How to Check If a Site Is Safe From 'Heartbleed'

Leszek Glasner/Shutterstock.com

Change your password in any case.

This post follows one a few hours ago about the Heartbleed security failure, and for safety's sake it repeats information I have added to that post as an update.

Point 1 : If you would like to test to see whether a site is exposed to the loophole created (over the past two years) by the OpenSSL bug, you can go here and enter the URL you are concerned about. (This tip via Bruce Schneier .) As explained in the FAQ , the test sometimes delivers "false positives" for vulnerability  -- that is, it may report problems with a site that actually is OK, or that is in the middle of taking steps to protect itself.
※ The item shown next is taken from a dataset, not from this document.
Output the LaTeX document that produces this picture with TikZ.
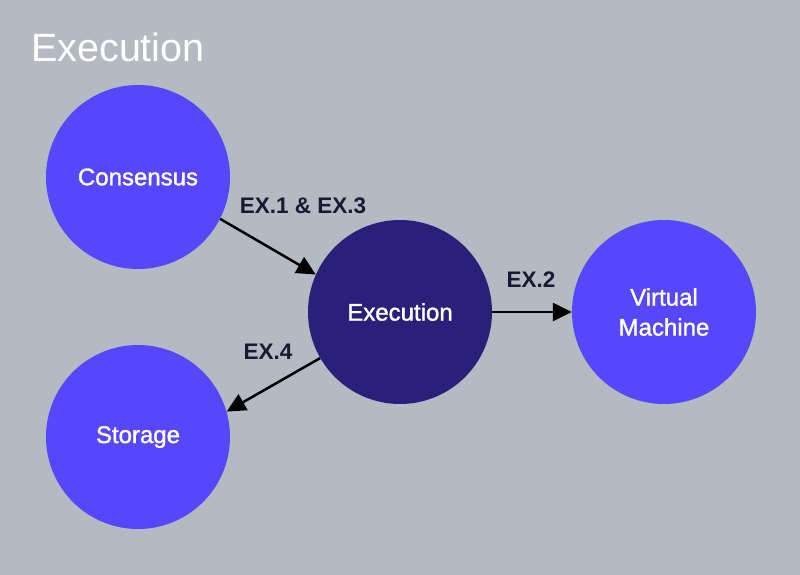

But the site's creator explains why "false negatives" -- OK signals when there actually is a problem -- should be very rare, and practically non-existent if you perform the test several times.

Point 2 : If a site tests through as Safe, then it makes sense to change your password there. And all of my email and financial sites are now saying Safe, so the changes I am making there will stick.

But even if a site does not say Safe, the people I have asked say that it still makes sense to change -- even though you'll need to change again when the SSL for that site is fully repaired.

Reasoning: If you change it now, it's possible that a still-active hacker will capture info today. But if you don't change it now, anything exploited in the past two years is still vulnerable. Also, many sites that are not yet fully protected are on higher alert than they would have been before this news, so hackers may have a tougher time in the new environment than when this was an unknown-unknown.

Point 3 : The guy who created the test site, a young Italian cryptologist based in Milan, has a donation button on the site.